Extract each line holding the word "Give" from the entries.
--- Start of MATERIAL FOR THIS TASK ---
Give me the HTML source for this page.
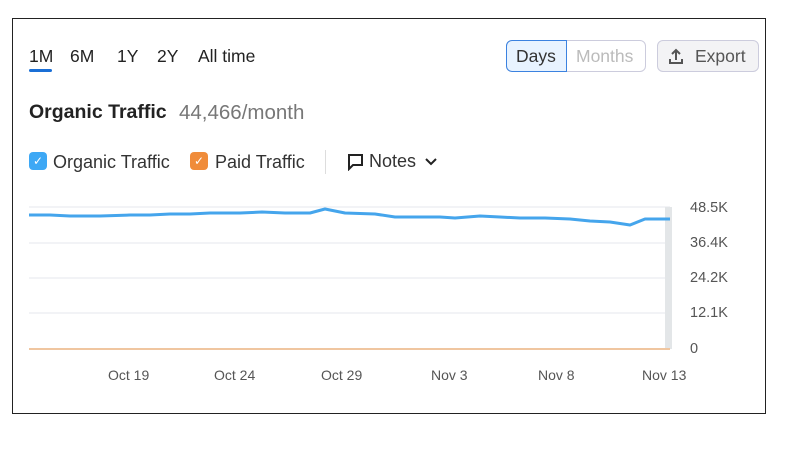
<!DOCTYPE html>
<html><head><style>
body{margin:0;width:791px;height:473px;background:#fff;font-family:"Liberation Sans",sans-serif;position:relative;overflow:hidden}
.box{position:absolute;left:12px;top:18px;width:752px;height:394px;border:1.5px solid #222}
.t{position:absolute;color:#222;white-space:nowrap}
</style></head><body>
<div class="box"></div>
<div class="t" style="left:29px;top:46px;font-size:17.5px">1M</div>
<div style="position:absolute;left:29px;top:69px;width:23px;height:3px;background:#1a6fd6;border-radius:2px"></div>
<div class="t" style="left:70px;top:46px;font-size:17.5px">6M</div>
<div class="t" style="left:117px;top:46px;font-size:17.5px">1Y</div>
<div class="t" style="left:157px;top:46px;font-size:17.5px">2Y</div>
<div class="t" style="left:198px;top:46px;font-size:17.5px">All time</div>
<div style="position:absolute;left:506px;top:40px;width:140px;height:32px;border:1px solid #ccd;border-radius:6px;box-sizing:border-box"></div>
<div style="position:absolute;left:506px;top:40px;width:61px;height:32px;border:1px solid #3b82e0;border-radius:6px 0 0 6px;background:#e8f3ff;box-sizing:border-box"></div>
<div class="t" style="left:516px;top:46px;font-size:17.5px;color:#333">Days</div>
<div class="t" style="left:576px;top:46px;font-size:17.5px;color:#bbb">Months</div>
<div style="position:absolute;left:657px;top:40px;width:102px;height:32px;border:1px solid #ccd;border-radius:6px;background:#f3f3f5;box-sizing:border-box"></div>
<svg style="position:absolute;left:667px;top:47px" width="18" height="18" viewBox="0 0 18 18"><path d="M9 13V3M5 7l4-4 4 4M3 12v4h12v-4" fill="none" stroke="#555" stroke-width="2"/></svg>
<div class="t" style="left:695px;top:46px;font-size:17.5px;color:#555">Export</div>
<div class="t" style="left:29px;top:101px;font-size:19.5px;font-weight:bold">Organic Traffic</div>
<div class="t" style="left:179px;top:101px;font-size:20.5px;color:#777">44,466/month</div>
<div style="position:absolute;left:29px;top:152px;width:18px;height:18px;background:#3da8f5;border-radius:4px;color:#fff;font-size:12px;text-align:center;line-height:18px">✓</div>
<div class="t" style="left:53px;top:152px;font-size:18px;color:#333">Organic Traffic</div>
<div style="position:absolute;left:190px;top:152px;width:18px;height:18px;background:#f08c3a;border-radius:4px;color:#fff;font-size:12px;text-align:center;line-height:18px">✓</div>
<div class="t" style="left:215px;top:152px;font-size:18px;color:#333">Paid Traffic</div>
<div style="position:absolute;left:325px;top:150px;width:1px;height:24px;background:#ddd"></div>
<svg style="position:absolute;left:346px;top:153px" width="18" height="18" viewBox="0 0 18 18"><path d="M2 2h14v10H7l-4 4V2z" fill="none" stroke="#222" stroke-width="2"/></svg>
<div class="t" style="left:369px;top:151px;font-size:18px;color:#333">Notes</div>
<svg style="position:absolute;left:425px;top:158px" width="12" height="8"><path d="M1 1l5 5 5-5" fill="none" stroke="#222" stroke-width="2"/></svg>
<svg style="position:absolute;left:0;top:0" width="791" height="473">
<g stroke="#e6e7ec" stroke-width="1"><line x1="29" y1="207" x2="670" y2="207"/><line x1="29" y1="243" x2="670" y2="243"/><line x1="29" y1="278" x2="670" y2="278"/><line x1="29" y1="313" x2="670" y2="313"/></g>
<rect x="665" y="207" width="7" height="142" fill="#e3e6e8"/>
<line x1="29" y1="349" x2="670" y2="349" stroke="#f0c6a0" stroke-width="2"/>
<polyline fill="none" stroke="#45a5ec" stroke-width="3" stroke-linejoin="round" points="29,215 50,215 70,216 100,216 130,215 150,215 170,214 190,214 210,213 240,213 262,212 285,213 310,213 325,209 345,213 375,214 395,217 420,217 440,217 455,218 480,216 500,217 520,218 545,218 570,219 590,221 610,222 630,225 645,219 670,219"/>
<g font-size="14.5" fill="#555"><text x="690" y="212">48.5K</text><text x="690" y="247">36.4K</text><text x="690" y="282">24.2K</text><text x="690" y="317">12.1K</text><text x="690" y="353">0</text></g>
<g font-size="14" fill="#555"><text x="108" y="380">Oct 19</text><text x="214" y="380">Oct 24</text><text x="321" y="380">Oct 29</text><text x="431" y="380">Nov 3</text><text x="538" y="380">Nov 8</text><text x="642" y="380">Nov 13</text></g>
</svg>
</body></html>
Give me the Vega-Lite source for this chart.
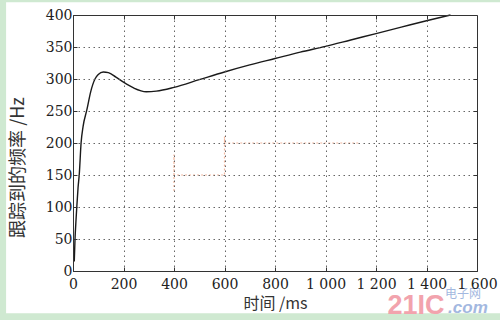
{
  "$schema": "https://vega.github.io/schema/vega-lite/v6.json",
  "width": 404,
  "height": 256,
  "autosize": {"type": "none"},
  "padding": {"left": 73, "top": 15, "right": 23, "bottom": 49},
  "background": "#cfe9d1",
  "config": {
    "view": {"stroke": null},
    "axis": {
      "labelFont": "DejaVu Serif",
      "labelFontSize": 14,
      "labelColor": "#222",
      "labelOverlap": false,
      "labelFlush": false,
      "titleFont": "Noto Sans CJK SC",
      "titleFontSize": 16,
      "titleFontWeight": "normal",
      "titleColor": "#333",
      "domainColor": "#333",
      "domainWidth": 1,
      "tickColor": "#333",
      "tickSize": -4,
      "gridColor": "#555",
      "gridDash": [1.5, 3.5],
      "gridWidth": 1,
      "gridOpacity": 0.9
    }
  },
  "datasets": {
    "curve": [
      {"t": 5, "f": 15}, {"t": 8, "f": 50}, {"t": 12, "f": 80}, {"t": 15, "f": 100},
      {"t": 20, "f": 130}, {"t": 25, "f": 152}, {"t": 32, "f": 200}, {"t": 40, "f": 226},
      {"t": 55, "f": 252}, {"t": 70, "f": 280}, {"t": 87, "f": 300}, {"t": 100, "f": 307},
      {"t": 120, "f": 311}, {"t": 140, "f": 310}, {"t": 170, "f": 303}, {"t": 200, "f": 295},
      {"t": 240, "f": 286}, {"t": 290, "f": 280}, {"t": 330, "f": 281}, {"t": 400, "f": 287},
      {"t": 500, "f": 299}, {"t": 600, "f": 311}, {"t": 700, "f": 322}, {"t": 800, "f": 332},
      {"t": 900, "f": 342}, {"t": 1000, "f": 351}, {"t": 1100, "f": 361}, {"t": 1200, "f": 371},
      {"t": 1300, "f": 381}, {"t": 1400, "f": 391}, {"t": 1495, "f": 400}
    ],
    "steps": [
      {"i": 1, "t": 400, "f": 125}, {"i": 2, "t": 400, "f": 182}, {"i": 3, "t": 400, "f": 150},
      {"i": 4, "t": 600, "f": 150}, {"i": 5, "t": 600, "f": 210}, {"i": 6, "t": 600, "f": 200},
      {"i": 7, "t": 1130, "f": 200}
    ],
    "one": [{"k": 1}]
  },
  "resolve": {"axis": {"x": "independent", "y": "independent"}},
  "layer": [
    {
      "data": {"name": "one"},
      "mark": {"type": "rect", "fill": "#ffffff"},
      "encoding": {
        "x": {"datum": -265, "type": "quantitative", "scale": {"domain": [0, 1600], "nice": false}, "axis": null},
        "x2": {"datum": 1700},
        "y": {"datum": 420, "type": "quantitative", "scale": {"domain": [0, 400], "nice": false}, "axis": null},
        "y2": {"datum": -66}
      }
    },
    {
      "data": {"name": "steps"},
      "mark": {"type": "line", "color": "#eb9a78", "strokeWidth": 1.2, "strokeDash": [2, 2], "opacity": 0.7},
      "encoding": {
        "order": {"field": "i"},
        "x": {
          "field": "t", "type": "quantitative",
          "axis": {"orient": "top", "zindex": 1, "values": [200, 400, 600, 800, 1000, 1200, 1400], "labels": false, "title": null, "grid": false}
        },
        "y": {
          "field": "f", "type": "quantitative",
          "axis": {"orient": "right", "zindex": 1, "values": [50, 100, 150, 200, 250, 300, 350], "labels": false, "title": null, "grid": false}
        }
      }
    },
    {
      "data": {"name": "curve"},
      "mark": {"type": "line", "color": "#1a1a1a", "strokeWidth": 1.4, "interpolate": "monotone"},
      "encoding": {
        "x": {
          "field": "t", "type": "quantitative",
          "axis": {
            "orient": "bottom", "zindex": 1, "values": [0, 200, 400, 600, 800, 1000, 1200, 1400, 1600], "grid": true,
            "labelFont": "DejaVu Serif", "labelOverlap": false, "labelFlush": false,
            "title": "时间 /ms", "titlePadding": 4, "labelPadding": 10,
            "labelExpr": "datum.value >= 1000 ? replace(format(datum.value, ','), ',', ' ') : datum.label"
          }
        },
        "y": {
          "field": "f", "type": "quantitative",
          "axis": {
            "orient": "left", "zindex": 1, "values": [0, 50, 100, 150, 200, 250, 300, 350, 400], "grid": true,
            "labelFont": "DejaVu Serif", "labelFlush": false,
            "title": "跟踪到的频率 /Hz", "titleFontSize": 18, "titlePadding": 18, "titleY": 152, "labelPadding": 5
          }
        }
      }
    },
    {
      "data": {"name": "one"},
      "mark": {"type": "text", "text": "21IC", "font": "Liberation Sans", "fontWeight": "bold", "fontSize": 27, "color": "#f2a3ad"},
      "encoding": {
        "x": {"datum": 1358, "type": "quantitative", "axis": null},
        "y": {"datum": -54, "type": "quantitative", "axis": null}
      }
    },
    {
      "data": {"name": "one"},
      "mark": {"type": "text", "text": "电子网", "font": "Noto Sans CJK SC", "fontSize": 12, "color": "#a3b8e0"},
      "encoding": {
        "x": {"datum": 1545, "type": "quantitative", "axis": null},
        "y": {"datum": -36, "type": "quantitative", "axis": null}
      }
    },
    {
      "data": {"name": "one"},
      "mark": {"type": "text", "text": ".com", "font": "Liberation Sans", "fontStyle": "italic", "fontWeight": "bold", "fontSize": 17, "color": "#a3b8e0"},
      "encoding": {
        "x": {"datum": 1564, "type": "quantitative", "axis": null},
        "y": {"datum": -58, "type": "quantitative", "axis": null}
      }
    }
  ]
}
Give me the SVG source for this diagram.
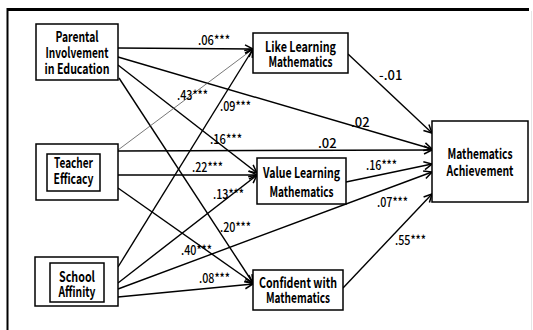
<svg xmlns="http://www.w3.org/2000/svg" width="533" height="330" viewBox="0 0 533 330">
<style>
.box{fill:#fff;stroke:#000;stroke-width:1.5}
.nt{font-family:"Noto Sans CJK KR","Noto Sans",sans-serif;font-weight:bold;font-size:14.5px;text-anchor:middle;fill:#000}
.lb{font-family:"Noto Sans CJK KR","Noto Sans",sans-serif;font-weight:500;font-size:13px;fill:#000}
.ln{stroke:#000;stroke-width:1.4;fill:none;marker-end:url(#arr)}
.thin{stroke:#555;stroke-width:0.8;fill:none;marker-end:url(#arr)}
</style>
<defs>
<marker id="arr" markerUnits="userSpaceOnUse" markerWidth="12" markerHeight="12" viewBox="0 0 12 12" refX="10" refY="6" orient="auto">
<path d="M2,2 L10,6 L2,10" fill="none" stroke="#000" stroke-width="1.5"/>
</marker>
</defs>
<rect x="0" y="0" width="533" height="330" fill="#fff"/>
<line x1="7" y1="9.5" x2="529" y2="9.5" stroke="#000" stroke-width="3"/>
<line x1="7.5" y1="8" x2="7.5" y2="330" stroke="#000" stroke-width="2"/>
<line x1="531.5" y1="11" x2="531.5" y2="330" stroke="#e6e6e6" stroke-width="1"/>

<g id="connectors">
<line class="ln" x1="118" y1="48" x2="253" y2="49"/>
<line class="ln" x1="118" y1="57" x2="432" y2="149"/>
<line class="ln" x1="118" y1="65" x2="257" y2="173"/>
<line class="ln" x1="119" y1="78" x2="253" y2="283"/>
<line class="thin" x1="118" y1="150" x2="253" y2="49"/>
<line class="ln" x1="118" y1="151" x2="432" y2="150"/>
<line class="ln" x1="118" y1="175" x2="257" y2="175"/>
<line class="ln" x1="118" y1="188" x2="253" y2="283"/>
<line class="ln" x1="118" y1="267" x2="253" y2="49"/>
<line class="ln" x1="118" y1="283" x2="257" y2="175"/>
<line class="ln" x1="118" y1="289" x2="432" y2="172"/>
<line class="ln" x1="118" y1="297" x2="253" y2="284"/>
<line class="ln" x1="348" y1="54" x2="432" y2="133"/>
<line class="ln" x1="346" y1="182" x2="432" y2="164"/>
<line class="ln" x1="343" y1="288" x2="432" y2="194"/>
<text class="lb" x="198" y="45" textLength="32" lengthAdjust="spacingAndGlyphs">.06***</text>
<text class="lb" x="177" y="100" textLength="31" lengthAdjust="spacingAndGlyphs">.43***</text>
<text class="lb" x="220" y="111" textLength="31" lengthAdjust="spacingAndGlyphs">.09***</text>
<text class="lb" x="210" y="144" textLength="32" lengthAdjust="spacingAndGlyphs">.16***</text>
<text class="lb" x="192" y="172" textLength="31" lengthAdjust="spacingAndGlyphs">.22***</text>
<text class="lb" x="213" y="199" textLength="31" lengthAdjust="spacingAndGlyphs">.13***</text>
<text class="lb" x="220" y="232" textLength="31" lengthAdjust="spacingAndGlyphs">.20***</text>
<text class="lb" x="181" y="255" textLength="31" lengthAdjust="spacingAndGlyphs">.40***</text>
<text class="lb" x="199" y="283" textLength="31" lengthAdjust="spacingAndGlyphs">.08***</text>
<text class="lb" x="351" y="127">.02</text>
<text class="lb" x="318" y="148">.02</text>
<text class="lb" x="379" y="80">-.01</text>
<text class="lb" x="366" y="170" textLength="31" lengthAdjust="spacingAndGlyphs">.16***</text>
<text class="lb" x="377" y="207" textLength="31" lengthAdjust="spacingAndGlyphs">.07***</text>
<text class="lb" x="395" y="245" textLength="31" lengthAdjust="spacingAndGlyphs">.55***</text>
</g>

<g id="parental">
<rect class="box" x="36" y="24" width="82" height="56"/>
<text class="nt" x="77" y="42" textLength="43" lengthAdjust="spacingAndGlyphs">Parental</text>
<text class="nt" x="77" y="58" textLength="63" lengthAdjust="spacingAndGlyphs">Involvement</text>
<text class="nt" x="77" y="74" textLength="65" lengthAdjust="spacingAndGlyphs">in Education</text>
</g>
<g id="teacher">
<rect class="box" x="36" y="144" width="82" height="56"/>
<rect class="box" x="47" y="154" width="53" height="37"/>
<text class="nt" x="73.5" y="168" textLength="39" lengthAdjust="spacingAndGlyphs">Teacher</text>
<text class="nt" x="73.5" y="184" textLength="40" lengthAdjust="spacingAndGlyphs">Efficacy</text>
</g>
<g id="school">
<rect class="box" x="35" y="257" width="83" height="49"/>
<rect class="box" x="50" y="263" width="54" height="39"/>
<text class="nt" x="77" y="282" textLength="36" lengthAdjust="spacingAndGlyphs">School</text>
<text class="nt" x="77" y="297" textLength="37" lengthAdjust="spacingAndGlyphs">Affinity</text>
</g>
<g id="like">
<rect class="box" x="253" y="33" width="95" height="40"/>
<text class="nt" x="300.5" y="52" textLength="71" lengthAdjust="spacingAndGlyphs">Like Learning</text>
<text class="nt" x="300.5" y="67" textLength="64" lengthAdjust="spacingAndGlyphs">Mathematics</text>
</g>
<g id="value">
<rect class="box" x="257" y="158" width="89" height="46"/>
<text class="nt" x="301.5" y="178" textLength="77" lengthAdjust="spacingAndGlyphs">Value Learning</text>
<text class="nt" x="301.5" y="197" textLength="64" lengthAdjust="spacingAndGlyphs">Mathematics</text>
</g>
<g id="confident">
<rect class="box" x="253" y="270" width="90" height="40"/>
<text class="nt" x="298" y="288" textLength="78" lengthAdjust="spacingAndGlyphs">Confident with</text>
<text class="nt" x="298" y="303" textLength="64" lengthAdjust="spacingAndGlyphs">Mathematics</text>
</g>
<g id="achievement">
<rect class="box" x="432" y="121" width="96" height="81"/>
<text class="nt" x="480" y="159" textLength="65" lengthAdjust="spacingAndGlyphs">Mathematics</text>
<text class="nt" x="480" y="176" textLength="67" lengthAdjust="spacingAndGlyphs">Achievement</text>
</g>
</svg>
--- End of MATERIAL FOR THIS TASK ---
→ RESULT OF THIS TASK
Give me the HTML source for this page.
Give me the Vega-Lite source for this chart.
Give me the SVG source for this diagram.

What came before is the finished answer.